The most immediate potential problem the writers have with such a drastic revision in the underlying premise is deciding the pacing of presenting it to the audience. In this particular case they wisely went with embracing the fact that the rules have been changed in the blink of an eye. This is intrinsically manifested in every zombie apocalypse scenario. One day the world is as it has always been, the next civilization is gone and you are scrounging for the necessities of existence while fending off an unstoppable horde of the undead. The radioactivity produced by the bombs has transformed the zombies making them far quicker and proactively vicious than ever. The writers then double down by altering the dynamic within the group. The reunion of Addy (Anastasia Baranova) and her boyfriend, Mark (Michael Welch) is quick and did come across as contrived but that was necessary in order to utilize the momentum created by the changes to their best advantage. One thing that is certain they built upon the decision for change and a more robust series was the result.
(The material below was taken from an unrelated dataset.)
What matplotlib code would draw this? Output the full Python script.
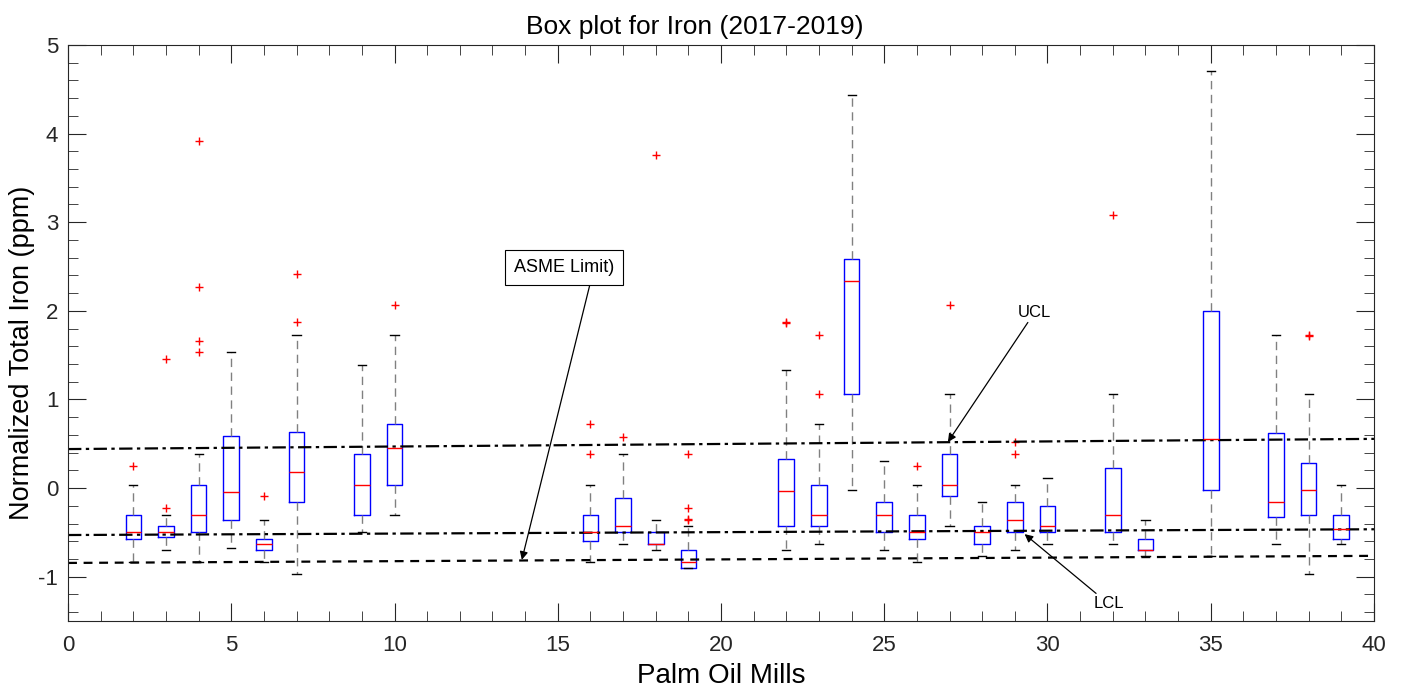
import numpy as np
import matplotlib.pyplot as plt
from matplotlib.ticker import MultipleLocator

plt.rcParams['font.family'] = ['Liberation Sans', 'DejaVu Sans']
plt.rcParams['axes.unicode_minus'] = False

# mill number and box statistics
mills = [2, 3, 4, 5, 6, 7, 9, 10, 16, 17, 18, 19, 22, 23, 24, 25, 26, 27,
         28, 29, 30, 32, 33, 35, 37, 38, 39]
whis_lo = [-0.84, -0.70, -0.84, -0.68, -0.84, -0.97, -0.50, -0.30, -0.84, -0.635,
           -0.70, -0.905, -0.70, -0.635, -0.026, -0.70, -0.84, -0.43,
           -0.77, -0.70, -0.635, -0.635, -0.77, -0.77, -0.635, -0.97, -0.635]
q1 = [-0.57, -0.55, -0.50, -0.36, -0.70, -0.16, -0.30, 0.04, -0.60, -0.50,
      -0.635, -0.905, -0.43, -0.43, 1.06, -0.50, -0.57, -0.094,
      -0.635, -0.50, -0.50, -0.50, -0.70, -0.026, -0.33, -0.30, -0.57]
med = [-0.50, -0.50, -0.30, -0.05, -0.635, 0.177, 0.04, 0.45, -0.50, -0.43,
       -0.635, -0.84, -0.03, -0.30, 2.34, -0.30, -0.50, 0.04,
       -0.50, -0.36, -0.43, -0.30, -0.70, 0.55, -0.16, -0.026, -0.466]
q3 = [-0.30, -0.43, 0.04, 0.59, -0.57, 0.635, 0.38, 0.72, -0.30, -0.11,
      -0.50, -0.70, 0.327, 0.04, 2.58, -0.16, -0.30, 0.38,
      -0.43, -0.16, -0.20, 0.23, -0.57, 2.0, 0.617, 0.28, -0.30]
whis_hi = [0.04, -0.30, 0.38, 1.53, -0.36, 1.73, 1.39, 1.73, 0.04, 0.38,
           -0.36, -0.43, 1.33, 0.72, 4.44, 0.31, 0.04, 1.06,
           -0.16, 0.04, 0.11, 1.06, -0.36, 4.71, 1.73, 1.06, 0.04]
outliers = [[0.245], [1.46, -0.23], [3.92, 2.27, 1.665, 1.53], [], [-0.094],
            [2.41, 1.87], [], [2.07], [0.72, 0.38], [0.58],
            [3.76], [0.38, -0.23, -0.35, -0.36], [1.87, 1.86], [1.73, 1.06], [], [], [0.245], [2.07],
            [], [0.515, 0.38], [], [3.08], [], [], [], [1.73, 1.72], []]

# control lines (value at x=0 and x=40)
line_x = [0, 40]
ucl = [0.44, 0.555]
lcl = [-0.53, -0.465]
asme = [-0.845, -0.765]

stats = []
for i in range(len(mills)):
    stats.append(dict(med=med[i], q1=q1[i], q3=q3[i], whislo=whis_lo[i],
                      whishi=whis_hi[i], fliers=outliers[i]))

fig = plt.figure(figsize=(14.03, 6.95), dpi=100)
ax = fig.add_axes([0.0485, 0.1065, 0.9308, 0.8288])

ax.bxp(stats, positions=mills, widths=0.48, showfliers=True,
       boxprops=dict(color='blue', linewidth=1.0),
       medianprops=dict(color='red', linewidth=1.0),
       whiskerprops=dict(color='#808080', linestyle=(0, (6, 4)), linewidth=1.0),
       capprops=dict(color='black', linewidth=1.0), capwidths=0.25,
       flierprops=dict(marker='+', markeredgecolor='red', markersize=6,
                       linestyle='none'),
       manage_ticks=False)

ax.plot(line_x, ucl, color='black', linestyle=(0, (6, 2, 1.5, 2)), linewidth=1.6)
ax.plot(line_x, lcl, color='black', linestyle=(0, (6, 2, 1.5, 2)), linewidth=1.6)
ax.plot(line_x, asme, color='black', linestyle=(0, (4, 3)), linewidth=1.6)

ax.set_xlim(0, 40)
ax.set_ylim(-1.5, 5)
ax.xaxis.set_major_locator(MultipleLocator(5))
ax.xaxis.set_minor_locator(MultipleLocator(1))
ax.yaxis.set_major_locator(MultipleLocator(1))
ax.yaxis.set_minor_locator(MultipleLocator(0.2))
ax.tick_params(which='both', direction='in', top=True, right=True,
               colors='#262626', labelsize=16)
ax.tick_params(which='major', length=13)
ax.tick_params(which='minor', length=7)
for s in ax.spines.values():
    s.set_color('#262626')
ax.tick_params(axis='x', pad=10)
ax.tick_params(axis='y', pad=7)

ax.set_title('Box plot for Iron (2017-2019)', fontsize=19, x=0.48, pad=8)
ax.set_xlabel('Palm Oil Mills', fontsize=20, labelpad=5)
ax.set_ylabel('Normalized Total Iron (ppm)', fontsize=19.5)
ax.yaxis.set_label_coords(-0.025, 0.465)

arrow = dict(arrowstyle='-|>', color='black', linewidth=0.9, mutation_scale=12,
             shrinkA=0, shrinkB=0)
ax.annotate('', xy=(13.9, -0.81), xytext=(16.0, 2.32), arrowprops=arrow)
ax.text(15.2, 2.49, 'ASME Limit)', fontsize=13, ha='center', va='center',
        bbox=dict(boxstyle='square,pad=0.5', facecolor='white', edgecolor='black',
                  linewidth=0.8))
ax.annotate('UCL', xy=(26.95, 0.52), xytext=(29.1, 1.9), fontsize=12,
            ha='left', va='bottom', arrowprops=arrow)
ax.annotate('LCL', xy=(29.3, -0.52), xytext=(31.4, -1.22), fontsize=12,
            ha='left', va='top', arrowprops=arrow)

fig.savefig('out.png', dpi=100)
While Citizen Z had to migrate from observer to combatant the group is facing the specter of a new source of danger. Citizen Z concerned that he no longer had the means to track the group he broadcasts a message describing Murphy and that he is the only hope to end the zombie plague. He also implied there was a huge bounty on him. Now every wannabe bounty hunter, basically every macho jerk with a gun, goes on the hunt. Now Murphy and the group are being hunted by a small army with military grade armament.
Murphy now looks more like a zombie than human, with discolored skin and sunken eyes. His personality remains self-centered and grandiose but he discovers he is able to mentally control other zombies. Unfortunately his entrancing control fails to be effective on the radioactive Zombie 2.0. Murphy does manage to attract an entourage of zombies including one time group regular, Cassandra (Pisay Pao). She is fiercely loyal to Murphy and will savagely attack anyone threatening him. Once again the story line has the potential for overuse as a panacea for inexorable circumstances but they make the necessary effort to limit the scope of the revised abilities. There is certain efficiency to how the series is constantly reinventing itself. This is largely the result of their ability to juxtaposed old memes with new twists. There is the common post apocalypse all female community blaming men for the problems to the world. This is offset by the bizarre appearance of a zombie bear.
Many expressed concerns that the series would be renewed after the first season frequently citing the production company, The Asylum, which has produced many of the SyFy Channel’s ‘Saturday Night Special’, original movies. This includes such memorable offerings as ‘The Coed and the Zombie Stoner’, ‘Airplane vs. Volcano’ and of course all four of the Sharknado franchise. They may be best known for low budget entertainment but they are usually fun in a guilty pleasure sort of way. With this series there is far more in the way of quality and expertise involved in its creation but considering how well they have demonstrated an ability to reinvent the series and their willingness to kill off prominent cast members without notice has made this a series of interest and one that I am looking forward to returning for its third season.